【経済データを見る眼】OECDが世界経済見通し(改訂版)を公表(2022年10月12日)
OECDが世界経済見通し(改訂版)を公表
国際経済開発機構(以下、OECD)が、世界経済見通し(改訂版)を公表した。
【世界経済と主な地域の経済成長率見通し】
発表によると、2022年の世界経済全体の成長率は3.0%と前回発表時(6月)から据え置き。観光業等で経済再開の恩恵を受けた国やエネルギー等の資源輸出国については上方修正された一方、高インフレ環境が続きFRBによる金融環境の引き締めが続く米国や、ゼロコロナ政策により経済再開がストップ&ゴーとならざるを得なかったことに加え、不動産不安が高まっている中国は下方修正された。
2023年の見通しは、世界全体で6月時点の2.8%から2.2%へ大幅に下方修正された。ウクライナ紛争に端を発する食糧・エネルギー高を背景に苦しむ欧州や、賃金上昇などより粘着性の高いインフレが発生するなか、FRBが今後も利上げを継続する姿勢をしている米国の成長率が大きく引き下げられた。
【OECD見通しの推移】
成長率見通しの推移をみると、コロナ禍からの回復が見込まれ高い経済成長率が予測されていたものの、オミクロン株の発生による供給制約の長期化や、ウクライナ紛争等を背景とするインフレ率の上昇を要因に、昨年の夏をピークに景気回復の腰折れが警戒され世界経済の見通しは引き下げが継続している。
【インフレ率予想】
経済成長の大きな下押し要因となっているインフレ率の上昇について、OECDは各国中銀による政策金利の引上げや景気鈍化を背景とし、2022年がピークとなり2023年には多くの国で低下傾向に向かうとしている。ただし、その低下は緩やかなものであり高止まり傾向が続くため、引き締め的な金融政策を継続しつつ、一時的で的を絞った財政政策での救済措置を提言している。
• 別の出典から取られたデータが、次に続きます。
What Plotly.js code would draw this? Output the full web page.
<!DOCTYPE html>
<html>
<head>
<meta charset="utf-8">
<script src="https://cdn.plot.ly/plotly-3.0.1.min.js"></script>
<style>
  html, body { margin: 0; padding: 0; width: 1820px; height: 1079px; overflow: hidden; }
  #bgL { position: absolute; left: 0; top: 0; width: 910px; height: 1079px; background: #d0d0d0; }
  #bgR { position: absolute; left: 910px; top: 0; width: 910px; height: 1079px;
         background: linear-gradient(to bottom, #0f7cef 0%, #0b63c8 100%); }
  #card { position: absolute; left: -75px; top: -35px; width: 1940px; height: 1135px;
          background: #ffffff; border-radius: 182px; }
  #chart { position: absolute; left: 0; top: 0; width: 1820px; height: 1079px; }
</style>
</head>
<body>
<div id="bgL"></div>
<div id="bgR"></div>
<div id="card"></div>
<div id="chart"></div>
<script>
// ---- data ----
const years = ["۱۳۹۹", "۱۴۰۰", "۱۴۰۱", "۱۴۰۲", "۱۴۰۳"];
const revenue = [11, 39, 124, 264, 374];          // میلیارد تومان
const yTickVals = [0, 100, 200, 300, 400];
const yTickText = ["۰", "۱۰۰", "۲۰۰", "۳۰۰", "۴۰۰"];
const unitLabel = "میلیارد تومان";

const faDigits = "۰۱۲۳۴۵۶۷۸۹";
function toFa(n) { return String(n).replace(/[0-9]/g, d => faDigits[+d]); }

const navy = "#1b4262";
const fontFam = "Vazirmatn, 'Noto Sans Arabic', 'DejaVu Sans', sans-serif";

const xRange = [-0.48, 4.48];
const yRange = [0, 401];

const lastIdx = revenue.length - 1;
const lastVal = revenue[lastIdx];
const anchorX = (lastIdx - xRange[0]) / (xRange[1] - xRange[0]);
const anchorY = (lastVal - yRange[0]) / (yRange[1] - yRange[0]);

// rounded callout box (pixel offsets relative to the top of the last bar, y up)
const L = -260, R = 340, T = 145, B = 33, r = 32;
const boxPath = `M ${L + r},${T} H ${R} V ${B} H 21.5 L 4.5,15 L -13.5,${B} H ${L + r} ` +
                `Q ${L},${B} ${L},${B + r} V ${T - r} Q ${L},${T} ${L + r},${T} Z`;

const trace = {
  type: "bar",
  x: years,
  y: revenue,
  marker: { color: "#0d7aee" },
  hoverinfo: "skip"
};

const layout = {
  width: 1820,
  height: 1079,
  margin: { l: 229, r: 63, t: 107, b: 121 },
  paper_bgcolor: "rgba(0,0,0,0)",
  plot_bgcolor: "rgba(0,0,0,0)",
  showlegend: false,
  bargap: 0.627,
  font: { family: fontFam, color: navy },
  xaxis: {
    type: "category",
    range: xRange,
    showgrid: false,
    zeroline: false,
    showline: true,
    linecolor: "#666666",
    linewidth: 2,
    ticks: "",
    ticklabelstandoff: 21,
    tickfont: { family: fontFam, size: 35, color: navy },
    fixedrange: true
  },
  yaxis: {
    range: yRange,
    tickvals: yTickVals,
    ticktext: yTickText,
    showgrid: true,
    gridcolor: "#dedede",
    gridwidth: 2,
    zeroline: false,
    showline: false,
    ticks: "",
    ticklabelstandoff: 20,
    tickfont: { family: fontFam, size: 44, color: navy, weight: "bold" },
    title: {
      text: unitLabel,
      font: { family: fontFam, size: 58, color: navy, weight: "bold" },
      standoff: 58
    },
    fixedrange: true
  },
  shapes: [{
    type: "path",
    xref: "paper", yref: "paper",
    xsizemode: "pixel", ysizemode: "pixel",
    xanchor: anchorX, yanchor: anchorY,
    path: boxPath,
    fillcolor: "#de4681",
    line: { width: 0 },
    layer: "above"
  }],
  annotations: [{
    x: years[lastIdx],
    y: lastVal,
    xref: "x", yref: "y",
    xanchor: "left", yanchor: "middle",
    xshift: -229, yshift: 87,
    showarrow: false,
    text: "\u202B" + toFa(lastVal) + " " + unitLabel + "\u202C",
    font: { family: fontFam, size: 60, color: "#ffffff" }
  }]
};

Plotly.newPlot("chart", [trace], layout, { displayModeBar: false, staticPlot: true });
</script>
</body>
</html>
今回見通しが大きく引き下げられたが、2023年の世界経済についてはOECDの見通しを更に下回る可能性があると考えている。足元、ロシアによるウクライナ東部併合の動きをみせており、ウクライナ問題がさらに泥沼化し欧州におけるエネルギー問題はさらに悪化し、ユーロ圏経済は下押しするであろう。また、米国ではFRBの金融引き締め強化を嫌気し、資産価格の急落が発生しており、逆資産効果による過度な消費の冷え込みが警戒されることに加え、中間選挙の結果次第では政治的な不透明感が高まり成長率の下押し要因となるであろう。加えて、日本においても、世界的に経済成長が鈍化する中でさらに円安が進むようであれば、外需による円安のメリットよりも、交易条件の悪化に伴うデメリットが経済成長率を更に下押ししうる点には注意が必要である。